The quality of entries in the world's largest open-access online encyclopedia, Wikipedia, depends on how authors collaborate, a study by University of Arizona researchers has found.

The research, they say, is the first to explain why some articles on the site are of much better quality than others.

Wikipedia has an internal quality rating system for entries, with featured articles at the top, followed by A, B, and C-level entries. The team randomly collected 400 articles at each quality level and applied a data provenance model they developed in an earlier paper.

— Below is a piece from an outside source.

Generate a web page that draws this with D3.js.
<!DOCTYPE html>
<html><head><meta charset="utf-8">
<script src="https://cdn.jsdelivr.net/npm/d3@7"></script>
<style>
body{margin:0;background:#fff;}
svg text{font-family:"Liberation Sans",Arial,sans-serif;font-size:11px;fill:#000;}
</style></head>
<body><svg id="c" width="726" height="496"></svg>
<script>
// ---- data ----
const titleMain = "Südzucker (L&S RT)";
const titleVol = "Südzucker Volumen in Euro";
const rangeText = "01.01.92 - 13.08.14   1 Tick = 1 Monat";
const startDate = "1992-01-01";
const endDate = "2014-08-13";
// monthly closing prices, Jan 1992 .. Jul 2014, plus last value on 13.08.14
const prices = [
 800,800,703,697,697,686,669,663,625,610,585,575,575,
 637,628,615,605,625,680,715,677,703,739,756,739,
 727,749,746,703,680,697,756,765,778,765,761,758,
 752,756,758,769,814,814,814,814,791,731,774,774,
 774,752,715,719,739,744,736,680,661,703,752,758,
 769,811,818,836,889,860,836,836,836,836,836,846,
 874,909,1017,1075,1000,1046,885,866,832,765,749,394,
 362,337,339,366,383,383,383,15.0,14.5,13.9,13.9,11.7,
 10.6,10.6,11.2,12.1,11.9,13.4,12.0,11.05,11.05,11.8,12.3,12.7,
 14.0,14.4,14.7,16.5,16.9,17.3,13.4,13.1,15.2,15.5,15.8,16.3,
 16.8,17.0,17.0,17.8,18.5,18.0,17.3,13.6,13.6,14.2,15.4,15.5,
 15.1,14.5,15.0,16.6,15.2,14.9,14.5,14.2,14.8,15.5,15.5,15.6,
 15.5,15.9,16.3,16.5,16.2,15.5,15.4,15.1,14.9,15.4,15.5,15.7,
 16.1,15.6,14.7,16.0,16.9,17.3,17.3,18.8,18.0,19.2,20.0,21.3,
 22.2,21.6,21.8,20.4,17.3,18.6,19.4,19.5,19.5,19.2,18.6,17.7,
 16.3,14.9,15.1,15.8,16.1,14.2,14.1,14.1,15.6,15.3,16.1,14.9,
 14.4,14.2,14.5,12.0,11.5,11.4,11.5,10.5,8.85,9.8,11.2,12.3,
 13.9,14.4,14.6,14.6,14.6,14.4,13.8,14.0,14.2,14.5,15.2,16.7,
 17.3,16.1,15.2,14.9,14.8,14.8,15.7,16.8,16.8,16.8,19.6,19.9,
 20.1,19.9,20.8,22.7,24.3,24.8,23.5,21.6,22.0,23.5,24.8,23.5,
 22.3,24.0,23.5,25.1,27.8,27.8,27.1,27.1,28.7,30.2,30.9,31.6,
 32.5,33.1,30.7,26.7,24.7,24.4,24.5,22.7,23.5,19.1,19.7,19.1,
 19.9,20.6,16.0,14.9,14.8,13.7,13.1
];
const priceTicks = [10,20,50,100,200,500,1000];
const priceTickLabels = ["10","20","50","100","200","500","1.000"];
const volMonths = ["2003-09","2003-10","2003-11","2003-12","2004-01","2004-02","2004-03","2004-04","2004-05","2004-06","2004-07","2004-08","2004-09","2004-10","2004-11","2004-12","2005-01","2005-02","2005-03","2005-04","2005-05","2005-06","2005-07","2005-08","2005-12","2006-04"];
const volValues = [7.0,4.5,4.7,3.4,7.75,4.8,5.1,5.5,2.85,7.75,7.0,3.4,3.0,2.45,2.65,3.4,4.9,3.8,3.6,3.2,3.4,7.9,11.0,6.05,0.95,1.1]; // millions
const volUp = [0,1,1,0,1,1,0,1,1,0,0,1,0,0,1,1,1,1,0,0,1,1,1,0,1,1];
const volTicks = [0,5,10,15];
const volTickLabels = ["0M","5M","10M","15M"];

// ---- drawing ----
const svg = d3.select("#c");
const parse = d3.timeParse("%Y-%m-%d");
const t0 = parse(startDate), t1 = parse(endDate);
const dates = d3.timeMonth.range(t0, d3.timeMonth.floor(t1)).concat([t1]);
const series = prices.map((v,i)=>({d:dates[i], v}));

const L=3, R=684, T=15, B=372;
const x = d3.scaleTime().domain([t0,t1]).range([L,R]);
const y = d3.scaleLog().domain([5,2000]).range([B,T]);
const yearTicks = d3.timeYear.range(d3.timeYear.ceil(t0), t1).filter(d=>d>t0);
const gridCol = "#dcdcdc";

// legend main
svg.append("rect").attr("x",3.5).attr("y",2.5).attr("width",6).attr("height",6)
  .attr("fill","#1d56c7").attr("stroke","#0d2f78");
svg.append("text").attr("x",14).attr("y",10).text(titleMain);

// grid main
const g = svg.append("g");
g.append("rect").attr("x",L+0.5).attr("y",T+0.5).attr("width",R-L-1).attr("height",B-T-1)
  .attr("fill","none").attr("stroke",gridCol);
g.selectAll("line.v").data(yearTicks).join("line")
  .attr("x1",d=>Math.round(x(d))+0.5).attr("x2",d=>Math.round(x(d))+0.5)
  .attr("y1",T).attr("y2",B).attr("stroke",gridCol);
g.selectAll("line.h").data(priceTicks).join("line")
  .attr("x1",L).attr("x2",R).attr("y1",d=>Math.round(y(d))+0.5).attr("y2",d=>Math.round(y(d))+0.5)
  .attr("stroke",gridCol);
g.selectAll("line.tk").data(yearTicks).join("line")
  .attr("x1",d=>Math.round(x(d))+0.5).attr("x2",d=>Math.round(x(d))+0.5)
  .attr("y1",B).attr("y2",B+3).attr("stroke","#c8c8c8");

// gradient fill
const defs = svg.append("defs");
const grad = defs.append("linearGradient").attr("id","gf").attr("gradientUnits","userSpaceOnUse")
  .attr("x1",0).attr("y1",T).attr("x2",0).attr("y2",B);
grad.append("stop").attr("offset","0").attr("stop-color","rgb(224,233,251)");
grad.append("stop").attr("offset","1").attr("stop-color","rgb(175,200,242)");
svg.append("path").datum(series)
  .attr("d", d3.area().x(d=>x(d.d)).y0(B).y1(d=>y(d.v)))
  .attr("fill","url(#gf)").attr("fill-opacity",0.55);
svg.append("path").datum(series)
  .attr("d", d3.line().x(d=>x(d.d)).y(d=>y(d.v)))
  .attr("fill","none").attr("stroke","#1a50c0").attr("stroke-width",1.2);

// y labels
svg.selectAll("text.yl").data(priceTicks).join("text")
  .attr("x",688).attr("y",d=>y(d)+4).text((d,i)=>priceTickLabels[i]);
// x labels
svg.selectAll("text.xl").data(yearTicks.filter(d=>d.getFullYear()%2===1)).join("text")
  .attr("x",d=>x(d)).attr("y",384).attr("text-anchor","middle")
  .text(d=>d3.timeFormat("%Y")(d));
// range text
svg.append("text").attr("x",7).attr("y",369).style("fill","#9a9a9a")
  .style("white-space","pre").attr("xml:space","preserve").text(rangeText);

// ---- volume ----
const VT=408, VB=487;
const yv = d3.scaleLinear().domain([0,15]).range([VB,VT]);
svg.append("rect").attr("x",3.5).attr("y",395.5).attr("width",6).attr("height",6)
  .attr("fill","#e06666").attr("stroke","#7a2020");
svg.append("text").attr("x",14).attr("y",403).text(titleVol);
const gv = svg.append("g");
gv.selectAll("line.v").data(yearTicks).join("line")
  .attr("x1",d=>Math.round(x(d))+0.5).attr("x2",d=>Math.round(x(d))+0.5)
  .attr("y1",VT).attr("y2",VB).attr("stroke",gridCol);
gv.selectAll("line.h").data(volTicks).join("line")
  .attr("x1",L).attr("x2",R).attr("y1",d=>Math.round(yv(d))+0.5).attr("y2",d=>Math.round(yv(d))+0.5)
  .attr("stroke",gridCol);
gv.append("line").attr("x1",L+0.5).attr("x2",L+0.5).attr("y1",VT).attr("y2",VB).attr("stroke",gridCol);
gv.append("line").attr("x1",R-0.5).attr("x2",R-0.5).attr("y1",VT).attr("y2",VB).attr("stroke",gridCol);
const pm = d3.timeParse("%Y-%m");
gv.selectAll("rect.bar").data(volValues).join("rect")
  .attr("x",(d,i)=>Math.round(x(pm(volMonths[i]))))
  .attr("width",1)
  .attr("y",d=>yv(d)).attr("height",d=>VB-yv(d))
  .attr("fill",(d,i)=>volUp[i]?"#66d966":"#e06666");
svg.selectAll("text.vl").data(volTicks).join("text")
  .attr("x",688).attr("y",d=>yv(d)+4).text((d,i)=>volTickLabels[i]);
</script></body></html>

"We used data mining techniques and identified various patterns of collaboration based on the provenance or, more specifically, who does what to Wikipedia articles," says Sudha Ram, professor at the University of Arizona Eller College of Management. "These collaboration patterns either help increase quality or are detrimental to data quality."

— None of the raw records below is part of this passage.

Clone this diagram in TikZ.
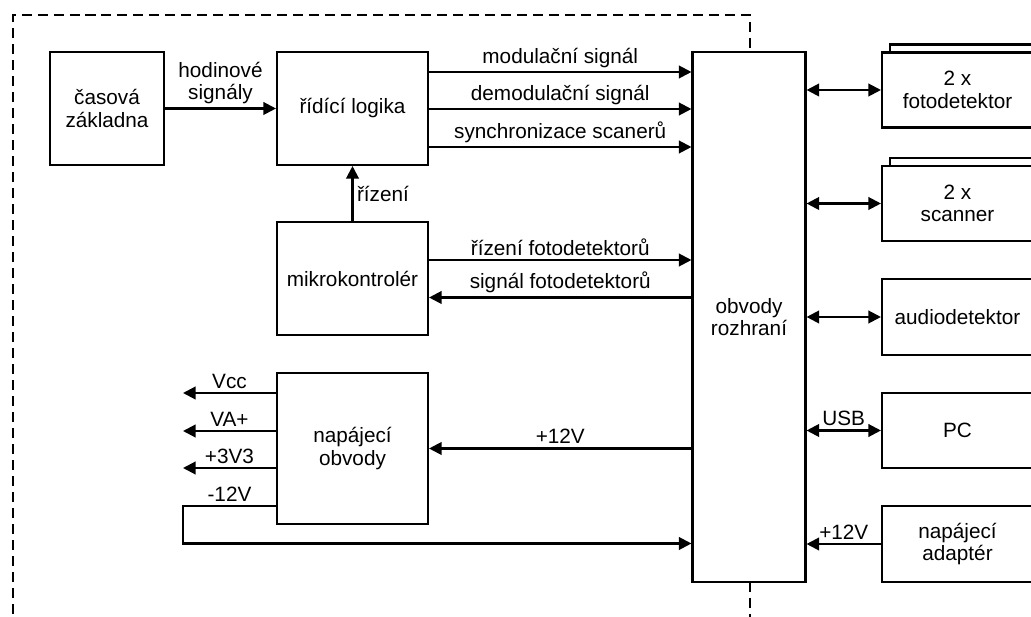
\documentclass[tikz,border=0pt]{standalone}
\usepackage{fontspec}
\setmainfont{Liberation Sans}
\usetikzlibrary{arrows.meta}

\tikzset{
  blok/.style={draw, fill=white, line width=1.2pt, align=center, inner sep=2pt},
  sipka/.style={line width=1.2pt, -{Triangle[length=0.25cm,width=0.25cm]}},
  obesipka/.style={line width=1.2pt, {Triangle[length=0.25cm,width=0.25cm]}-{Triangle[length=0.25cm,width=0.25cm]}},
  hranice/.style={line width=1.1pt, dash pattern=on 5.7pt off 3.4pt},
  popis/.style={align=center, inner sep=2pt}
}

\begin{document}
\begin{tikzpicture}[x=0.02cm,y=-0.02cm,font=\fontsize{11.8}{12.7}\selectfont]
\useasboundingbox (0,0) rectangle (1031,617);

% hranice desky
\draw[hranice] (13,630) -- (13,15) -- (750,15) -- (750,630);

% bloky na desce
\node[blok, minimum width=2.28cm, minimum height=2.26cm] (cas) at (107,108.5) {časová\\základna};
\node[blok, minimum width=3.02cm, minimum height=2.26cm] (logika) at (352.5,108.5) {řídící logika};
\node[blok, minimum width=3.02cm, minimum height=2.26cm] (mikro) at (352.5,278.5) {mikrokontrolér};
\node[blok, minimum width=3.02cm, minimum height=3.02cm] (napaj) at (352.5,448.5) {napájecí\\obvody};
\node[blok, minimum width=2.26cm, minimum height=10.6cm] (rozhr) at (749,317) {obvody\\rozhraní};

% vnejsi bloky
\draw[line width=1.2pt, fill=white] (890,44.5) rectangle (1041,119.5);
\node[blok, minimum width=3.02cm, minimum height=1.5cm] (foto) at (957.5,90) {2 x\\fotodetektor};
\draw[line width=1.2pt, fill=white] (890,158) rectangle (1041,233);
\node[blok, minimum width=3.02cm, minimum height=1.5cm] (scan) at (957.5,203.5) {2 x\\scanner};
\node[blok, minimum width=3.02cm, minimum height=1.52cm] (audio) at (957.5,317) {audiodetektor};
\node[blok, minimum width=3.02cm, minimum height=1.5cm] (pc) at (957.5,430.5) {PC};
\node[blok, minimum width=3.02cm, minimum height=1.52cm] (adapter) at (957.5,544) {napájecí\\adaptér};

% signaly
\draw[sipka] (cas) -- (logika) node[popis, midway, above] {hodinové\\signály};
\draw[sipka] (mikro) -- (logika) node[popis, midway, right] {řízení};
\draw[sipka] (logika.east |- 0,72) -- (rozhr.west |- 0,72) node[popis, midway, above] {modulační signál};
\draw[sipka] (logika.east |- 0,109) -- (rozhr.west |- 0,109) node[popis, midway, above] {demodulační signál};
\draw[sipka] (logika.east |- 0,147) -- (rozhr.west |- 0,147) node[popis, midway, above] {synchronizace scanerů};
\draw[sipka] (mikro.east |- 0,260) -- (rozhr.west |- 0,260) node[popis, midway, above] {řízení fotodetektorů};
\draw[sipka] (rozhr.west |- 0,297.5) -- (mikro.east |- 0,297.5) node[popis, midway, above] {signál fotodetektorů};

% napajeni
\draw[sipka] (rozhr.west |- napaj) -- (napaj) node[popis, midway, above] {+12V};
\coordinate (vcc) at (183,393);
\coordinate (va) at (183,431);
\coordinate (v33) at (183,468);
\coordinate (m12a) at (183,506);
\coordinate (m12b) at (183,543.5);
\draw[sipka] (napaj.west |- vcc) -- (vcc) node[popis, midway, above] {Vcc};
\draw[sipka] (napaj.west |- va) -- (va) node[popis, midway, above] {VA+};
\draw[sipka] (napaj.west |- v33) -- (v33) node[popis, midway, above] {+3V3};
\draw[sipka] (napaj.west |- m12a) -- (m12a) node[popis, midway, above] {-12V} -- (m12b) -- (rozhr.west |- m12b);

% rozhrani ven
\draw[obesipka] (rozhr.east |- foto) -- (foto);
\draw[obesipka] (rozhr.east |- scan) -- (scan);
\draw[obesipka] (rozhr.east |- audio) -- (audio);
\draw[obesipka] (rozhr.east |- pc) -- (pc) node[popis, midway, above] {USB};
\draw[sipka] (adapter) -- (rozhr.east |- adapter) node[popis, midway, above] {+12V};
\end{tikzpicture}
\end{document}
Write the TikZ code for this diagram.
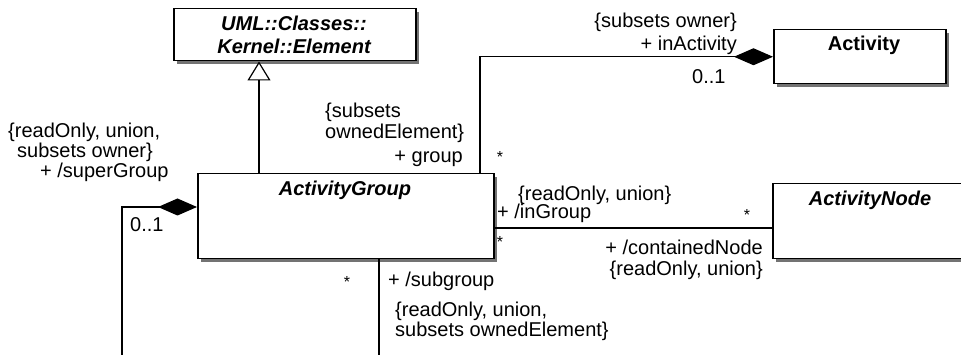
\documentclass[tikz,border=0pt]{standalone}
\usepackage{fontspec}
\setmainfont{Liberation Sans}
\usetikzlibrary{arrows.meta,shadows,calc}
\begin{document}
\begin{tikzpicture}[x=1pt,y=-1pt,
  every node/.style={font=\fontsize{20}{22}\selectfont, inner sep=0pt},
  cls/.style={draw=black, line width=1.5pt, fill=white, anchor=north west,
     drop shadow={shadow xshift=3pt, shadow yshift=-3pt, fill=black!55, opacity=1}},
  ttl/.style={font=\fontsize{20}{23}\selectfont\bfseries\itshape, align=center},
  ttlup/.style={font=\fontsize{20}{23}\selectfont\bfseries},
  conn/.style={line width=1.2pt},
  comp/.style={conn, -{Diamond[length=39pt,width=17pt,fill=black]}},
  gen/.style={conn, -{Triangle[open,length=19pt,width=23pt,line width=1.2pt]}},
  star/.style={font=\fontsize{16}{18}\selectfont}
]
\useasboundingbox (0,0) rectangle (961,355);
\clip (0,0) rectangle (961,355);
\fill[white] (0,0) rectangle (961,355);

% classes
\node[cls, minimum width=242pt, minimum height=52pt] (el) at (173,8) {};
\node[ttl] (elt) at (294,35) {UML::Classes::\\Kernel::Element};
\node[cls, minimum width=296pt, minimum height=85pt] (ag) at (197,173) {};
\node[ttl] (agt) at (345,190) {ActivityGroup};
\node[cls, minimum width=172pt, minimum height=54pt] (act) at (773,29) {};
\node[ttlup] (actt) at (864,45) {Activity};
\node[cls, minimum width=210pt, minimum height=75pt] (an) at (772,183) {};
\node[ttl] (ant) at (870,200) {ActivityNode};

% helper coordinates
\coordinate (gx) at (259,0);
\coordinate (ax) at (480,0);
\coordinate (sy) at (0,207);
\coordinate (bx) at (379,0);
\coordinate (ny) at (0,228);
\coordinate (s1) at (122,207);
\coordinate (s2) at (122,360);
\coordinate (b2) at (379,360);

% generalization
\draw[gen] (ag.north -| gx) -- (el.south -| gx);
% activity composition
\draw[comp] (ag.north -| ax) |- (act.west);
% self composition (superGroup/subgroup)
\draw[comp] (s2) -- (s1) -- (ag.west |- sy);
\draw[conn] (ag.south -| bx) -- (b2);
% activity node association
\draw[conn] (ag.east |- ny) -- (an.west |- ny);

% labels: Activity association
\node[anchor=east] (l1) at (737,22) {\{subsets owner\}};
\node[anchor=east] (l2) at (737,45) {+ inActivity};
\node[anchor=west] (l3) at (692,77) {0..1};
\node[star] (l4) at (500,157) {*};
\node[anchor=west] (l5) at (325,112) {\{subsets};
\node[anchor=west] (l6) at (325,133) {ownedElement\}};
\node[anchor=east] (l7) at (463,159) {+ group};

% labels: superGroup
\node[anchor=west] (l8) at (8,132) {\{readOnly, union,};
\node[anchor=west] (l9) at (17,152) {subsets owner\}};
\node[anchor=west] (l10) at (40,172) {+ /superGroup};
\node[anchor=west] (l11) at (130,225) {0..1};

% labels: subgroup
\node[star] (l12) at (347,282) {*};
\node[anchor=west] (l13) at (388,281) {+ /subgroup};
\node[anchor=west] (l14) at (395,311) {\{readOnly, union,};
\node[anchor=west] (l15) at (395,331) {subsets ownedElement\}};

% labels: ActivityNode association
\node[anchor=west] (l16) at (518,195) {\{readOnly, union\}};
\node[anchor=west] (l17) at (497,213) {+ /inGroup};
\node[star] (l18) at (747,215) {*};
\node[star] (l19) at (500,242) {*};
\node[anchor=east] (l20) at (763,247) {+ /containedNode};
\node[anchor=east] (l21) at (763,270) {\{readOnly, union\}};
\end{tikzpicture}
\end{document}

The study identified seven specific roles that Wikipedia contributors play. "We found that all-round contributors dominated the best-quality entries," said  Ram. Starters, for example, create sentences but seldom engage in other actions. Content justifiers create sentences and justify them with resources and links. Copy editors contribute primarily through modifying existing sentences. Some users – the all-round contributors – perform many different functions.

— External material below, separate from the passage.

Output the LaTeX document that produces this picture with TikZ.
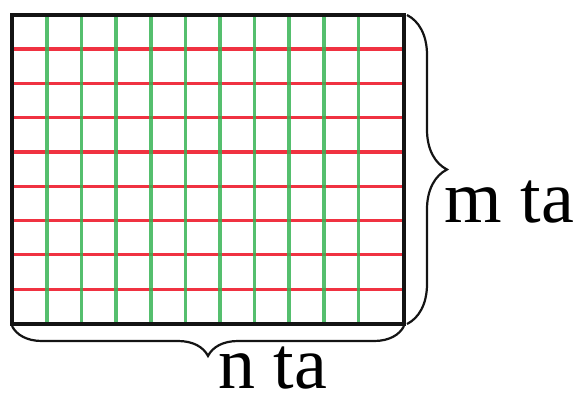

"We then clustered the articles based on these roles and examined the collaboration patterns within each cluster to see what kind of quality resulted," Ram said. "We found that all-round contributors dominated the best-quality entries. In the entries with the lowest quality, starters and casual contributors dominated."

To generate the best-quality entries, people in many different roles must collaborate. The authors suggest that the results of this study should spark the design of software tools that can help improve quality.

"A software tool could prompt contributors to justify their insertions by adding links," she said, "and down the line, other software tools could encourage specific role setting and collaboration patterns to improve overall quality."